Bu başlığı ‘Google’da yazdığımda birçok şiir ve makaleye konu olduğunu gördüm. Sadece bir yazar ile aynı kastı yakaladığımı fark ettim. Konu ile ilgili aynı şeyi düşündüğümüz yazarın şu ifadesine bende imza atarım; “Gölgeler insanların en sadık dostlarıdır, öldükten sonra bile birlikte gömülürler.” Belki de gölgeler sahiplerinin hem şahidi hem itirafçısıdır. Öldükten sonra yaptıkları güzel ve hayırlı işlere şahitlik yapacakları gibi işledikleri cürümler ve ihanetler için de hesap günü itirafçı olacaklardır. Öyle ya; insanoğlu herkesi kandırabilir ama gölgesini asla, herkesi yarı yolda bırakabilir, gölgesini asla hatta herkesi öldürebilir ama gölgesini asla. Gölgesi onun yakasını asla bırakmaz. Bazen önünde ve arkasında, bazen de sağında ve solunda olur. Az da olsa bazen gözükmez ama asla vazgeçmez, asla sahibini terk etmez. Aydınlık ve karanlık fark etmez, insanoğlu gölgesine esirdir, gölgesi onu ele verir.
Mesela şu an üzerine yağmakta olan bombalar İdlibli çocukları parçalara ayırırken gölgeleri de onlarla birlikte parçalara ayrılmaz mı? Peki, o gölge parçacıkları o çocukların şahitliğini yapmazlar mı? İdlibli Müslümanlar ölüm sırası beklerken gölgeleri Rablerine şikâyette bulunmaz mı? Suriye’de sıcaklık 13 derece, gölgede biraz daha serin, füze ve roketlerin havadan yansıyan gölgesi… Peki, bu serinleten gölge itirafçı olmaz mı liderlerinin aymazlığına.

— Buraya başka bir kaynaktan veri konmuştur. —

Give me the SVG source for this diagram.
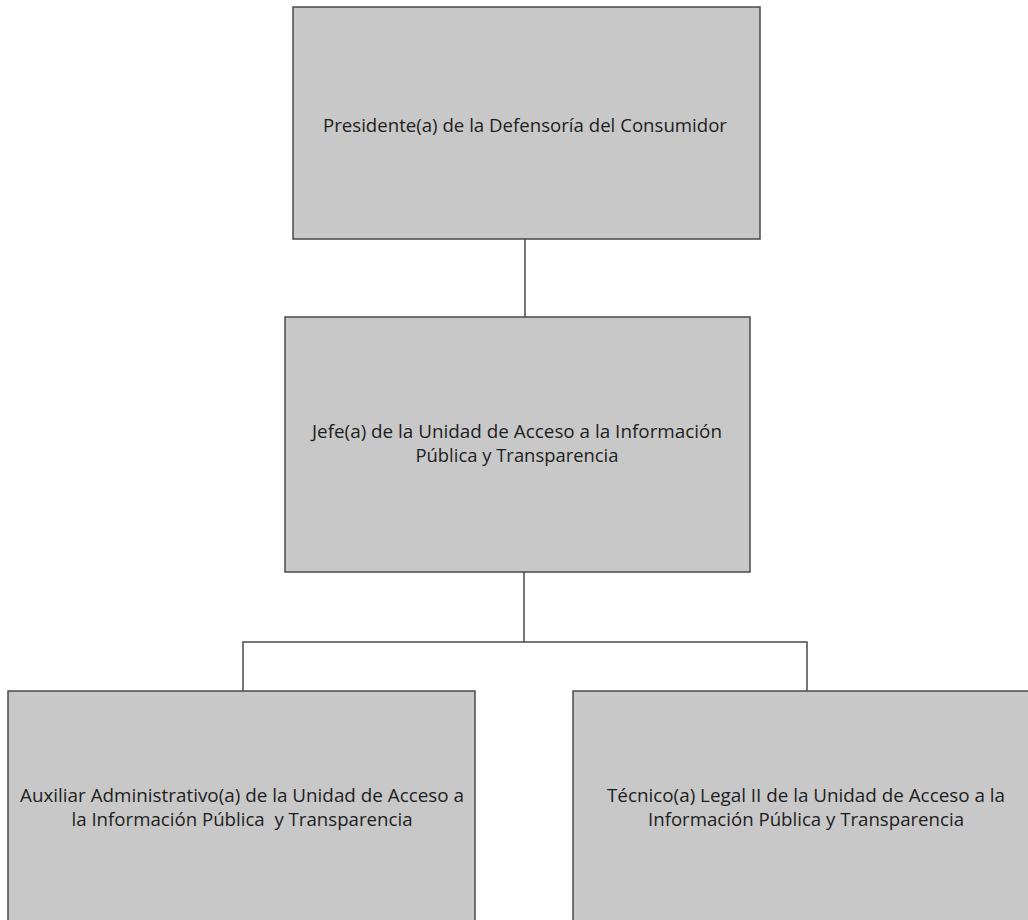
<svg xmlns="http://www.w3.org/2000/svg" width="1028" height="920" viewBox="0 0 1028 920">
  <style>
    .box { fill: #c8c8c8; stroke: #4a4a4a; stroke-width: 1.5; }
    .lbl { font-family: "Open Sans", Lato, "Liberation Sans", sans-serif; font-size: 19px; fill: #1e1e1e; text-anchor: middle; }
    .conn { fill: none; stroke: #4a4a4a; stroke-width: 1.5; }
  </style>
  <rect x="0" y="0" width="1028" height="920" fill="#ffffff"/>
  <g id="connectors">
    <line class="conn" x1="525" y1="239" x2="525" y2="317"/>
    <line class="conn" x1="524" y1="572" x2="524" y2="642"/>
    <polyline class="conn" points="243,691 243,642 807,642 807,691"/>
  </g>
  <g id="node-presidente">
    <rect class="box" x="293" y="7" width="467" height="232"/>
    <text class="lbl" x="525" y="132" textLength="404" lengthAdjust="spacingAndGlyphs">Presidente(a) de la Defensoría del Consumidor</text>
  </g>
  <g id="node-jefe">
    <rect class="box" x="285" y="317" width="465" height="255"/>
    <text class="lbl" x="517" y="438" textLength="410" lengthAdjust="spacingAndGlyphs">Jefe(a) de la Unidad de Acceso a la Información</text>
    <text class="lbl" x="517" y="462" textLength="203" lengthAdjust="spacingAndGlyphs">Pública y Transparencia</text>
  </g>
  <g id="node-auxiliar">
    <rect class="box" x="8" y="691" width="467" height="240"/>
    <text class="lbl" x="242" y="802" textLength="444" lengthAdjust="spacingAndGlyphs">Auxiliar Administrativo(a) de la Unidad de Acceso a</text>
    <text class="lbl" x="242" y="826" textLength="341" lengthAdjust="spacingAndGlyphs" xml:space="preserve">la Información Pública  y Transparencia</text>
  </g>
  <g id="node-tecnico">
    <rect class="box" x="573" y="691" width="470" height="240"/>
    <text class="lbl" x="806" y="802" textLength="398" lengthAdjust="spacingAndGlyphs">Técnico(a) Legal II de la Unidad de Acceso a la</text>
    <text class="lbl" x="806" y="826" textLength="316" lengthAdjust="spacingAndGlyphs">Información Pública y Transparencia</text>
  </g>
</svg>
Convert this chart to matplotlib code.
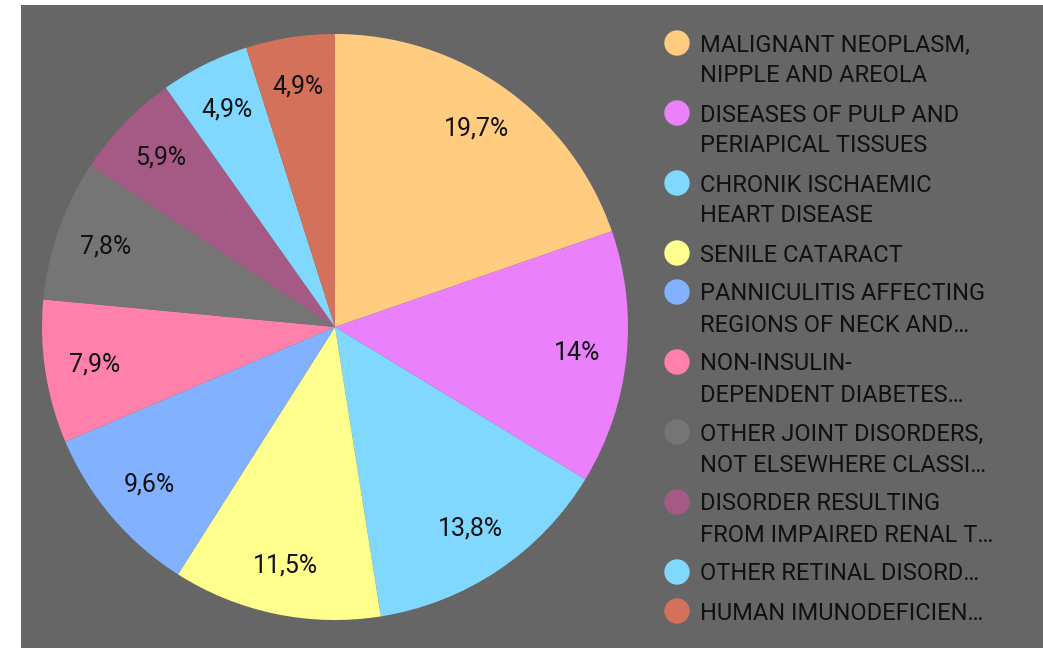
import matplotlib.pyplot as plt
from matplotlib.patches import Ellipse
import numpy as np

plt.rcParams['font.family'] = ['Roboto', 'DejaVu Sans']

# data
labels = [
    "MALIGNANT NEOPLASM,\nNIPPLE AND AREOLA",
    "DISEASES OF PULP AND\nPERIAPICAL TISSUES",
    "CHRONIK ISCHAEMIC\nHEART DISEASE",
    "SENILE CATARACT",
    "PANNICULITIS AFFECTING\nREGIONS OF NECK AND…",
    "NON-INSULIN-\nDEPENDENT DIABETES…",
    "OTHER JOINT DISORDERS,\nNOT ELSEWHERE CLASSI…",
    "DISORDER RESULTING\nFROM IMPAIRED RENAL T…",
    "OTHER RETINAL DISORD…",
    "HUMAN IMUNODEFICIEN…",
]
values = [19.7, 14, 13.8, 11.5, 9.6, 7.9, 7.8, 5.9, 4.9, 4.9]
colors = ["#FFCC80", "#EA80FC", "#80D8FF", "#FFFF8D", "#82B1FF",
          "#FF80AB", "#757575", "#A55A85", "#80D8FF", "#D4715A"]

W, H = 1043, 648
FS = 18       # slice labels
FS_LEG = 17   # legend
fig = plt.figure(figsize=(W / 100, H / 100), dpi=100, facecolor="white")

# gray panel
bg = fig.add_axes([21 / W, 0, 1 - 21 / W, 643 / H])
bg.set_facecolor("#666666")
bg.set_xticks([])
bg.set_yticks([])
for s in bg.spines.values():
    s.set_visible(False)

# pie
cx, cy, r = 335, 327, 293
ax = fig.add_axes([(cx - r) / W, (H - cy - r) / H, 2 * r / W, 2 * r / H])
ax.set_facecolor("none")


def fmt(v):
    s = ("%.1f" % v).replace(".", ",")
    if s.endswith(",0"):
        s = s[:-2]
    return s + "%"


ax.pie(values, colors=colors, startangle=90, counterclock=False,
       radius=1, wedgeprops=dict(linewidth=0))
total = sum(values)
start = 90.0
for v in values:
    mid = start - v / total * 180
    ax.text(0.83 * np.cos(np.radians(mid)), 0.83 * np.sin(np.radians(mid)),
            fmt(v), ha="center", va="center", fontsize=FS, color="#111111")
    start -= v / total * 360
ax.set_xlim(-1, 1)
ax.set_ylim(-1, 1)
ax.set_aspect("equal")
ax.axis("off")

# legend drawn by hand
y = 45
for lab, c in zip(labels, colors):
    lines = lab.split("\n")
    fig.patches.append(Ellipse((677 / W, (H - y + 2) / H), 24 / W, 24 / H,
                               transform=fig.transFigure, color=c))
    for i, ln in enumerate(lines):
        fig.text(700 / W, (H - y - 31 * i) / H, ln, ha="left", va="center",
                 fontsize=FS_LEG, color="#111111")
    y += 31 * (len(lines) - 1) + 39

plt.savefig("out.png", dpi=100)
plt.close()
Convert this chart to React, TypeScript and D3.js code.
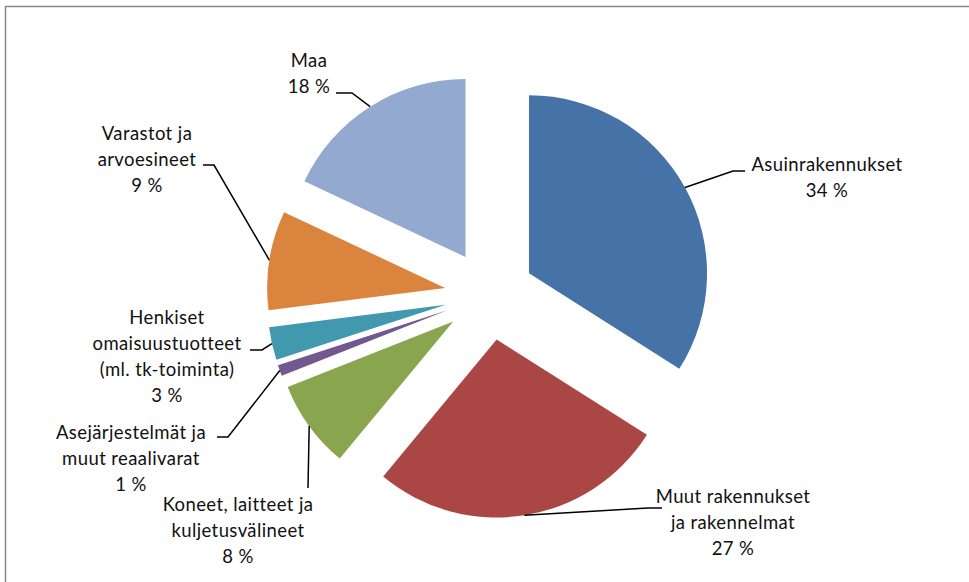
import React from "react";
import * as d3 from "d3";

const categories = [
  "Asuinrakennukset",
  "Muut rakennukset ja rakennelmat",
  "Koneet, laitteet ja kuljetusvälineet",
  "Asejärjestelmät ja muut reaalivarat",
  "Henkiset omaisuustuotteet (ml. tk-toiminta)",
  "Varastot ja arvoesineet",
  "Maa",
];
const values = [34, 27, 8, 1, 3, 9, 18];
const labelLines = [
  ["Asuinrakennukset", "34 %"],
  ["Muut rakennukset", "ja rakennelmat", "27 %"],
  ["Koneet, laitteet ja", "kuljetusvälineet", "8 %"],
  ["Asejärjestelmät ja", "muut reaalivarat", "1 %"],
  ["Henkiset", "omaisuustuotteet", "(ml. tk-toiminta)", "3 %"],
  ["Varastot ja", "arvoesineet", "9 %"],
  ["Maa", "18 %"],
];

const colors = ["#4572A7", "#AA4643", "#89A54E", "#71588F", "#4198AF", "#DB843D", "#93A9CF"];

// label layout (positions kept separate from data)
const labelLayout = [
  { cx: 827, y0: 164, leader: [[745, 171], [733, 171]] },
  { cx: 733, y0: 496, leader: [[662, 508], [648, 508]] },
  { cx: 238, y0: 504, leader: [[308, 488]] },
  { cx: 131, y0: 432, leader: [[217, 437], [228, 437]] },
  { cx: 167, y0: 317, leader: [[250, 350], [262, 350]] },
  { cx: 147, y0: 133, leader: [[203, 165], [214, 165]] },
  { cx: 309, y0: 60, leader: [[336, 93], [352, 93]] },
];

const W = 969;
const H = 582;
const CX = 489.6;
const CY = 295;
const R = 178;
const EXPLODE = 45;
const LINE_H = 26;

export default function App() {
  const pie = d3.pie<number>().sort(null).value((d) => d)(values);
  const arc = d3.arc<d3.PieArcDatum<number>>().innerRadius(0).outerRadius(R);

  return (
    <svg
      width={W}
      height={H}
      style={{ position: "absolute", left: 0, top: 0, display: "block", background: "#fff" }}
      fontFamily="Lato, 'Open Sans', sans-serif"
    >
      <rect x={5.5} y={6.5} width={1000} height={700} fill="#fff" stroke="#8a8a8a" strokeWidth={1.5} />
      {pie.map((d, i) => {
        const mid = (d.startAngle + d.endAngle) / 2;
        const ox = CX + EXPLODE * Math.sin(mid);
        const oy = CY - EXPLODE * Math.cos(mid);
        return (
          <path key={categories[i]} d={arc(d) || ""} transform={`translate(${ox},${oy})`} fill={colors[i]} />
        );
      })}
      {pie.map((d, i) => {
        const mid = (d.startAngle + d.endAngle) / 2;
        const ox = CX + EXPLODE * Math.sin(mid);
        const oy = CY - EXPLODE * Math.cos(mid);
        const ax = ox + R * Math.sin(mid);
        const ay = oy - R * Math.cos(mid);
        const lay = labelLayout[i];
        const pts: [number, number][] = [...(lay.leader as [number, number][]), [ax, ay]];
        const line = d3.line()(pts) || "";
        return <path key={"l" + i} d={line} fill="none" stroke="#000" strokeWidth={1.5} />;
      })}
      {labelLines.map((lines, i) => {
        const lay = labelLayout[i];
        return (
          <text key={"t" + i} textAnchor="middle" fontSize={18.5} letterSpacing={0.4} fill="#111">
            {lines.map((s, j) => (
              <tspan key={j} x={lay.cx} y={lay.y0 + j * LINE_H + 6.5}>
                {s}
              </tspan>
            ))}
          </text>
        );
      })}
    </svg>
  );
}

Mesela Yemenli çocuklar kolera ve tifo salgınlarıyla boğuşurken üzerine yağan Suud ve İran yapımı bombaların gölgesinde rahat bir nefes alabilir mi? O çocukların gölgesi böyle puslu bir havada yine de gözükür mü acaba?
Müslümanların yöneticileri ile gölgeleri arasındaki ilişki nasıldır? Belki de gölgeleri bunca olup bitene sessiz kalmak istemiyordur. Gölgeler terörün başı ABD ile kurulan ittifaktan, Rusya ile yapılan müzakerelerden, İran ile atılan imzalardan, zalim Esed ile varılan mutabakattan dolayı sahiplerinin yanında gözükmüyorlarmış. Bunca ihanetin nasıl yapıldığına şahit olmak istemiyorlarmış. Hangi suçlarını itiraf edeceklerini bile şaşırmış durumdalar. Hangi ihanetlerine şahitlik yapacaklar? Sahipleriyle aynı mezara girebilirler mi? Zor…
Malum, şeytanın gölgesi olmaz. Belki de ondandır bazı insanların şeytanlaşması, gölge istemezler. Yaptıkları ve yapacakları ihanetlerin gölge dahi olsa ifşa olacağı hiçbir şey istemezler. Belki gölgelerinden korkarlar bilinmez… Fakat her nasılsa İslam ümmetinin geleceğini de gölgelemekten de geri durmazlar. Müslümanların istikbalini gölgeleyip kendi karanlık dünyalarına çekmeye çalışırlar. Siyaseti kirli ilişkilerine gölge yaparlar, sonra da gölge oyunları oynayıp ümmete seyrettirirler.
Hülasa, siyasetin gölge oyunları kendisine bir ruh üflendiğinde alenen ortaya çıkar. Üstündeki kirli elbiseler bir bir yere düşer ve artık kral çıplak kalır. Şeytan gölgesizdir fakat bir insan ne kadar şeytana uyarsa uysun gölgesiz kalamaz. Bir gün hiç beklemediği bir zamanda zulmü gün gibi parlar. O zaman gölgesini de öldüremez ve oyun bitiverir. O gün hesap çetin, azap ise ağırdır.